刘欢是个性情中人。每每听他的歌都能从中听出他的散淡、他的悲怆、他的感伤、他的豪放,音乐是他的情感宣泄方式,歌里包含了他对生活的所有感受。而这些他平时是深藏不露的。记得一次我们在阿根廷演出后,所有演员到当地的一个探戈酒吧看表演,一位演奏CHARANGO(听上去像“踩烂狗”,一种类似吉他的弹拨乐器)的乐手的精湛表演深深地吸引了我们,他紧闭双眼,长发披肩,如入无人之境,浑身每一个细胞、每一缕长发都散发着音乐的魅力,把一首我们耳熟能详的乐曲《山鹰》演奏得如泣如诉、荡气回肠。曲毕,大家长时间地鼓掌,是那种被深深打动的鼓掌,这时,我发现我和刘欢的眼睛里都含满泪水。隔了一会儿,我们不约而同地感叹:这才是音乐。回头再想想我们自己,不禁汗颜,琐碎的日子,庸常的人生。后来,在他的行李中多了一把“踩烂狗”,没事就拿出来弹弹。

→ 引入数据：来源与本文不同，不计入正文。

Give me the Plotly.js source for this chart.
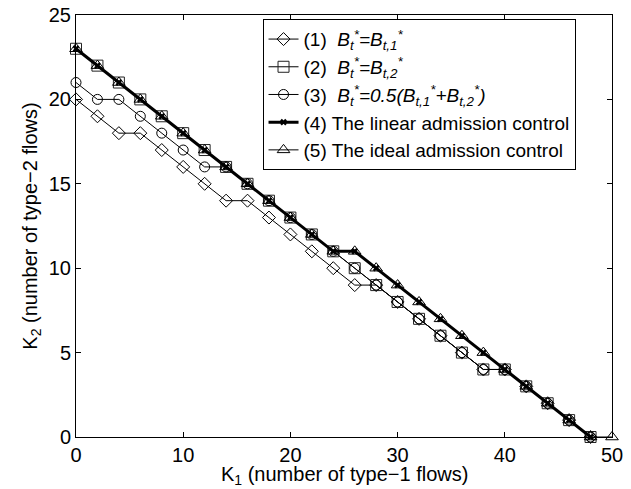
<!DOCTYPE html>
<html>
<head>
<meta charset="utf-8">
<script src="https://cdn.plot.ly/plotly-3.0.1.min.js"></script>
<style>html,body{margin:0;padding:0;background:#fff;}#chart{width:631px;height:489px;}</style>
</head>
<body>
<div id="chart"></div>
<script>
// K1 values (number of type-1 flows)
const k1 = [0,2,4,6,8,10,12,14,16,18,20,22,24,26,28,30,32,34,36,38,40,42,44,46,48,50];
const k1Short = [0,2,4,6,8,10,12,14,16,18,20,22,24,26,28,30,32,34,36,38,40,42,44,46,48];

// (1) Bt* = Bt,1*
const s1 = [20,19,18,18,17,16,15,14,14,13,12,11,10,9,9,8,7,6,5,4,4,3,2,1,0];
// (2) Bt* = Bt,2*
const s2 = [23,22,21,20,19,18,17,16,15,14,13,12,11,10,9,8,7,6,5,4,4,3,2,1,0];
// (3) Bt* = 0.5(Bt,1* + Bt,2*)
const s3 = [21,20,20,19,18,17,16,16,15,14,13,12,11,10,9,8,7,6,5,4,4,3,2,1,0];
// (4) linear admission control
const s4 = [23,22,21,20,19,18,17,16,15,14,13,12,11,11,10,9,8,7,6,5,4,3,2,1,0];
// (5) ideal admission control
const s5 = [23,22,21,20,19,18,17,16,15,14,13,12,11,11,10,9,8,7,6,5,4,3,2,1,0,0];

const names = [
  '(1)  <i>B<sub>t</sub><sup>*</sup>=B<sub>t,1</sub><sup>*</sup></i>',
  '(2)  <i>B<sub>t</sub><sup>*</sup>=B<sub>t,2</sub><sup>*</sup></i>',
  '(3)  <i>B<sub>t</sub><sup>*</sup>=0.5(B<sub>t,1</sub><sup>*</sup>+B<sub>t,2</sub><sup>*</sup>)</i>',
  '(4) The linear admission control',
  '(5) The ideal admission control'
];
const xTitle = 'K<sub>1</sub> (number of type\u22121 flows)';
const yTitle = 'K<sub>2</sub> (number of type\u22122 flows)';

const thin = {color:'black', width:1};
const traces = [
  {x:k1Short, y:s1, name:names[0], mode:'lines+markers', line:thin, cliponaxis:false,
   marker:{symbol:'diamond-open', size:10, color:'black', line:{width:1,color:'black'}}},
  {x:k1Short, y:s2, name:names[1], mode:'lines+markers', line:thin, cliponaxis:false,
   marker:{symbol:'square-open', size:11, color:'#222', line:{width:1,color:'#222'}}},
  {x:k1Short, y:s3, name:names[2], mode:'lines+markers', line:thin, cliponaxis:false,
   marker:{symbol:'circle-open', size:10, color:'black', line:{width:1,color:'black'}}},
  {x:k1Short, y:s4, name:names[3], mode:'lines+markers', line:{color:'black', width:3}, cliponaxis:false,
   marker:{symbol:'x', size:6, color:'black'}},
  {x:k1, y:s5, name:names[4], mode:'lines+markers', line:thin, cliponaxis:false,
   marker:{symbol:'triangle-up-open', size:11, color:'black', line:{width:1,color:'black'}}}
];

const fam = 'Liberation Sans, Arial, Helvetica, sans-serif';
const font = {family:fam, size:20, color:'black'};
const titleFont = {family:fam, size:20, color:'black'};
const axisCommon = {
  showline:true, mirror:'ticks', linecolor:'black', linewidth:1,
  ticks:'inside', ticklen:5, tickcolor:'black', tickwidth:1,
  showgrid:false, zeroline:false, tickfont:font
};

const layout = {
  width:631, height:489,
  margin:{l:76, r:19, t:15, b:52},
  paper_bgcolor:'white', plot_bgcolor:'white',
  font:font,
  showlegend:true,
  legend:{x:0.348, y:0.99, xanchor:'left', yanchor:'top',
    bgcolor:'white', bordercolor:'black', borderwidth:1,
    font:{family:fam, size:19, color:'black'},
    itemwidth:30, tracegroupgap:0},
  xaxis:Object.assign({}, axisCommon, {range:[0,50], tickvals:[0,10,20,30,40,50], ticklabelstandoff:0}),
  yaxis:Object.assign({}, axisCommon, {range:[0,25], tickvals:[0,5,10,15,20,25],
    title:{text:yTitle, font:titleFont, standoff:5}}),
  annotations:[{text:xTitle, xref:'paper', yref:'paper', x:0.5, y:-0.06,
    xanchor:'center', yanchor:'top', showarrow:false, font:titleFont, borderpad:0}]
};

Plotly.newPlot('chart', traces, layout, {displayModeBar:false, staticPlot:true});
</script>
</body>
</html>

还有一次,在日本和使馆的工作人员联欢,那天正是中秋节,他唱了一首《弯弯的月亮》,唱着唱着忽然哽咽了,把脸转了过去,再也唱不下去了。大家开始都莫名其妙,很快就报以理解的掌声。我想他一定是想起远在北京的妻子和女儿,他和女儿说话时眼睛里充满柔情,声音也温柔无比。
刘欢就是这么一个人,天性浪漫,又总能在现实生活的细节上发现乐趣、品味乐趣,既风花雪月,又柴米油盐。